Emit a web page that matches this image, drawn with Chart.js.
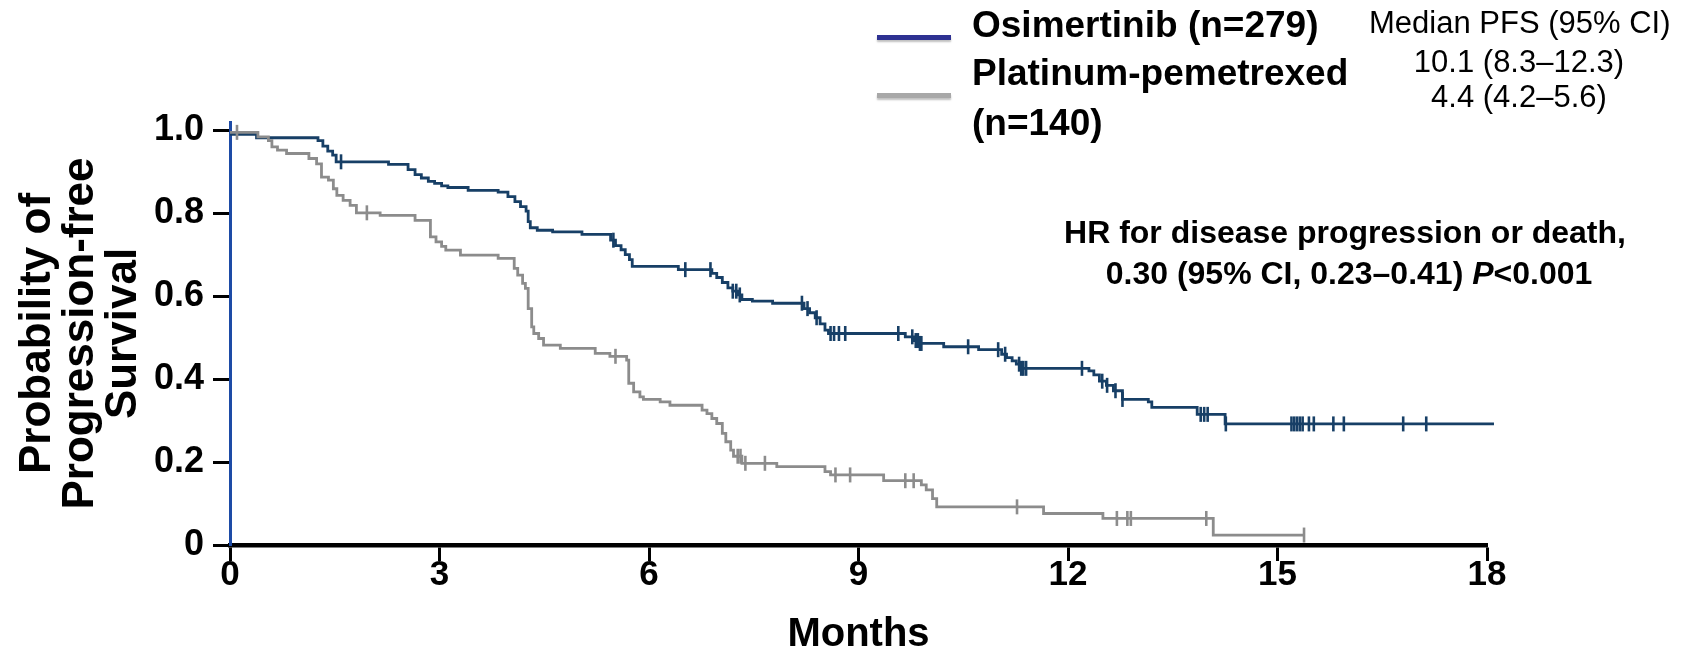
<!DOCTYPE html>
<html>
<head>
<meta charset="utf-8">
<title>PFS Kaplan-Meier</title>
<script src="https://cdn.jsdelivr.net/npm/chart.js@4/dist/chart.umd.min.js"></script>
<style>
    html, body { margin: 0; padding: 0; background: #fff; }
    #wrap { position: relative; width: 1694px; height: 657px; font-family: 'Liberation Sans', Arial, sans-serif; color: #000; }
    #kmChart { position: absolute; left: 0; top: 0; }
    .txt { position: absolute; white-space: nowrap; line-height: 1; }
    .bold { font-weight: bold; }
    .key { position: absolute; height: 5px; width: 74px; left: 877px; box-shadow: 0 2px 2px rgba(0,0,0,0.25); }
</style>
</head>
<body>
<div id="wrap">
    <canvas id="kmChart" width="1694" height="657"></canvas>

    <div class="key" style="top:35px; background:#2e3192;"></div>
    <div class="key" style="top:93px; background:#a8a8a8;"></div>
    <div class="txt bold" style="left:972px; top:6px; font-size:37px;">Osimertinib (n=279)</div>
    <div class="txt bold" style="left:972px; top:54px; font-size:37px;">Platinum-pemetrexed</div>
    <div class="txt bold" style="left:972px; top:104px; font-size:37px;">(n=140)</div>

    <div class="txt" style="left:1369px; width:300px; text-align:center; top:7px; font-size:31px;">Median PFS (95% CI)</div>
    <div class="txt" style="left:1369px; width:300px; text-align:center; top:46px; font-size:31px;">10.1 (8.3–12.3)</div>
    <div class="txt" style="left:1369px; width:300px; text-align:center; top:81px; font-size:31px;">4.4 (4.2–5.6)</div>

    <div class="txt bold" style="left:1045px; width:600px; text-align:center; top:216px; font-size:32px;">HR for disease progression or death,</div>
    <div class="txt bold" style="left:1049px; width:600px; text-align:center; top:257px; font-size:32px;">0.30 (95% CI, 0.23–0.41) <i>P</i>&lt;0.001</div>
</div>

<script>
// Osimertinib KM curve (months, probability of PFS)
const osiMonths = [0, 0.38, 1.26, 1.33, 1.40, 1.47, 1.52, 2.27, 2.55, 2.65, 2.74, 2.84, 2.93, 3.03, 3.12, 3.41,
    3.84, 3.98, 4.08, 4.16, 4.24, 4.27, 4.30, 4.40, 4.62, 5.04, 5.45, 5.52, 5.60, 5.66, 5.72, 5.76,
    6.42, 6.90, 6.97, 7.05, 7.13, 7.20, 7.27, 7.33, 7.48, 7.77, 8.22, 8.30, 8.38, 8.45, 8.52, 8.57,
    9.67, 9.80, 9.87, 10.22, 10.72, 11.05, 11.12, 11.20, 11.26, 11.32,
    12.30, 12.37, 12.45, 12.55, 12.65, 12.78, 13.15, 13.20, 13.85, 14.25, 18.1];
const osiSurv = [0.99, 0.982, 0.975, 0.962, 0.95, 0.94, 0.924, 0.918, 0.905, 0.893, 0.885, 0.877, 0.872, 0.866, 0.862, 0.855,
    0.851, 0.84, 0.828, 0.816, 0.805, 0.78, 0.765, 0.759, 0.755, 0.749, 0.735, 0.722, 0.712, 0.70, 0.688, 0.672,
    0.664, 0.655, 0.645, 0.633, 0.62, 0.612, 0.603, 0.592, 0.588, 0.583, 0.57, 0.56, 0.548, 0.533, 0.518, 0.51,
    0.502, 0.493, 0.486, 0.478, 0.471, 0.46, 0.452, 0.444, 0.436, 0.426,
    0.42, 0.41, 0.395, 0.385, 0.372, 0.351, 0.345, 0.332, 0.315, 0.292, 0.292];
const osiCensored = [1.59, 5.49, 6.52, 6.88, 7.20, 7.25, 7.30, 8.19, 8.27, 8.40, 8.60, 8.65, 8.72, 8.81,
    9.57, 9.77, 9.82, 9.85, 9.88, 9.90, 10.57, 11.00, 11.10, 11.30, 11.33, 11.36, 11.40,
    12.20, 12.49, 12.56, 12.68, 12.78, 13.90, 13.95, 14.00, 14.26,
    15.20, 15.24, 15.28, 15.32, 15.36, 15.45, 15.52, 15.80, 15.95, 16.80, 17.13];

// Platinum-pemetrexed KM curve
const platMonths = [0, 0.40, 0.55, 0.60, 0.68, 0.81, 1.13, 1.24, 1.31, 1.41, 1.48, 1.53, 1.62, 1.72, 1.81, 2.15, 2.65,
    2.87, 2.95, 3.03, 3.09, 3.30, 3.84, 4.07, 4.12, 4.19, 4.23, 4.27, 4.32, 4.35, 4.42, 4.49, 4.73, 5.23, 5.44,
    5.68, 5.71, 5.78, 5.87, 5.92, 6.16, 6.30, 6.76, 6.83, 6.90, 6.97, 7.05, 7.10, 7.17, 7.21, 7.33, 7.83,
    8.52, 8.60, 9.36, 9.90, 9.97, 10.06, 10.12, 11.65, 12.50, 14.08, 15.38];
const platSurv = [0.995, 0.984, 0.975, 0.96, 0.952, 0.944, 0.932, 0.919, 0.887, 0.88, 0.859, 0.843, 0.831, 0.819, 0.801, 0.795, 0.783,
    0.743, 0.731, 0.72, 0.711, 0.699, 0.691, 0.667, 0.651, 0.631, 0.619, 0.57, 0.526, 0.51, 0.498, 0.482, 0.474, 0.462, 0.455,
    0.446, 0.39, 0.369, 0.357, 0.351, 0.345, 0.337, 0.325, 0.317, 0.305, 0.293, 0.269, 0.249, 0.229, 0.214, 0.197, 0.189,
    0.177, 0.169, 0.155, 0.145, 0.133, 0.112, 0.092, 0.076, 0.064, 0.024, 0.024];
const platCensored = [0.10, 1.96, 5.52, 7.27, 7.31, 7.38, 7.66, 8.67, 8.88, 9.67, 9.79, 11.27,
    12.70, 12.85, 12.90, 13.98, 15.38];

const monthTicks = [0, 3, 6, 9, 12, 15, 18];
const survTicks = [0, 0.2, 0.4, 0.6, 0.8, 1.0];

const osiColor = '#173f66';
const platColor = '#8c8c8c';
const fontFamily = "'Liberation Sans', Arial, sans-serif";

// survival value of the step curve at time t
function survivalAt(months, surv, t) {
    let s = surv[0];
    for (let i = 0; i < months.length; i++) {
        if (months[i] <= t) s = surv[i];
    }
    return s;
}

function toPoints(months, surv) {
    return months.map((m, i) => ({ x: m, y: surv[i] }));
}

function censorPoints(months, surv, censored) {
    return censored.map(t => ({ x: t, y: survivalAt(months, surv, t) }));
}

document.addEventListener('DOMContentLoaded', () => {
    const ctx = document.getElementById('kmChart').getContext('2d');

    const curve = (data, color) => ({
        data: data,
        borderColor: color,
        borderWidth: 2.8,
        stepped: true,
        pointRadius: 0,
        fill: false,
        clip: { left: 5, top: 10, right: 15, bottom: 5 }
    });
    const ticksOf = (data, color) => ({
        data: data,
        showLine: false,
        borderColor: color,
        backgroundColor: color,
        borderWidth: 2.6,
        pointStyle: 'line',
        rotation: 90,
        pointRadius: 7.5,
        clip: false
    });

    new Chart(ctx, {
        type: 'line',
        data: {
            datasets: [
                curve(toPoints(platMonths, platSurv), platColor),
                ticksOf(censorPoints(platMonths, platSurv, platCensored), platColor),
                curve(toPoints(osiMonths, osiSurv), osiColor),
                ticksOf(censorPoints(osiMonths, osiSurv, osiCensored), osiColor)
            ]
        },
        options: {
            responsive: false,
            animation: false,
            devicePixelRatio: 1,
            layout: { padding: { top: 122, right: 207, bottom: 0, left: 0 } },
            plugins: { legend: { display: false }, tooltip: { enabled: false } },
            scales: {
                x: {
                    type: 'linear',
                    min: 0,
                    max: 18,
                    afterBuildTicks: scale => { scale.ticks = monthTicks.map(v => ({ value: v })); },
                    afterFit: scale => { scale.height = 112; },
                    ticks: {
                        color: '#000',
                        padding: -3,
                        maxRotation: 0,
                        font: { family: fontFamily, size: 35, weight: 'bold', lineHeight: 1 }
                    },
                    grid: { drawOnChartArea: false, drawTicks: true, tickLength: 16, tickWidth: 3, tickColor: '#000' },
                    border: { color: '#000', width: 4.5 },
                    title: {
                        display: true,
                        text: 'Months',
                        color: '#000',
                        padding: { top: 0, bottom: -2 },
                        font: { family: fontFamily, size: 40, weight: 'bold', lineHeight: 1.2 }
                    }
                },
                y: {
                    type: 'linear',
                    min: 0,
                    max: 1.02,
                    afterBuildTicks: scale => { scale.ticks = survTicks.map(v => ({ value: v })); },
                    afterFit: scale => { scale.width = 230; scale.paddingTop = 0; },
                    ticks: {
                        color: '#000',
                        padding: 9,
                        font: { family: fontFamily, size: 36, weight: 'bold' },
                        callback: v => v === 0 ? '0' : v.toFixed(1)
                    },
                    grid: { drawOnChartArea: false, drawTicks: true, tickLength: 17, tickWidth: 3, tickColor: '#000' },
                    border: { color: '#1d4ba6', width: 3 },
                    title: {
                        display: true,
                        text: ['Probability of', 'Progression-free', 'Survival'],
                        color: '#000',
                        padding: { top: 16, bottom: 0 },
                        font: { family: fontFamily, size: 44, weight: 'bold', lineHeight: 0.98 }
                    }
                }
            }
        }
    });
});
</script>
</body>
</html>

========================================

* _TASK STATEMENT_
Starting at the top of the listing above, please restate word for word each line up to and including the one that holds "width:300px; text-align:center; top:81px;", omitting every image.

* _CORRECT ANSWER_
Emit a web page that matches this image, drawn with Chart.js.
<!DOCTYPE html>
<html>
<head>
<meta charset="utf-8">
<title>PFS Kaplan-Meier</title>
<script src="https://cdn.jsdelivr.net/npm/chart.js@4/dist/chart.umd.min.js"></script>
<style>
    html, body { margin: 0; padding: 0; background: #fff; }
    #wrap { position: relative; width: 1694px; height: 657px; font-family: 'Liberation Sans', Arial, sans-serif; color: #000; }
    #kmChart { position: absolute; left: 0; top: 0; }
    .txt { position: absolute; white-space: nowrap; line-height: 1; }
    .bold { font-weight: bold; }
    .key { position: absolute; height: 5px; width: 74px; left: 877px; box-shadow: 0 2px 2px rgba(0,0,0,0.25); }
</style>
</head>
<body>
<div id="wrap">
    <canvas id="kmChart" width="1694" height="657"></canvas>

    <div class="key" style="top:35px; background:#2e3192;"></div>
    <div class="key" style="top:93px; background:#a8a8a8;"></div>
    <div class="txt bold" style="left:972px; top:6px; font-size:37px;">Osimertinib (n=279)</div>
    <div class="txt bold" style="left:972px; top:54px; font-size:37px;">Platinum-pemetrexed</div>
    <div class="txt bold" style="left:972px; top:104px; font-size:37px;">(n=140)</div>

    <div class="txt" style="left:1369px; width:300px; text-align:center; top:7px; font-size:31px;">Median PFS (95% CI)</div>
    <div class="txt" style="left:1369px; width:300px; text-align:center; top:46px; font-size:31px;">10.1 (8.3–12.3)</div>
    <div class="txt" style="left:1369px; width:300px; text-align:center; top:81px; font-size:31px;">4.4 (4.2–5.6)</div>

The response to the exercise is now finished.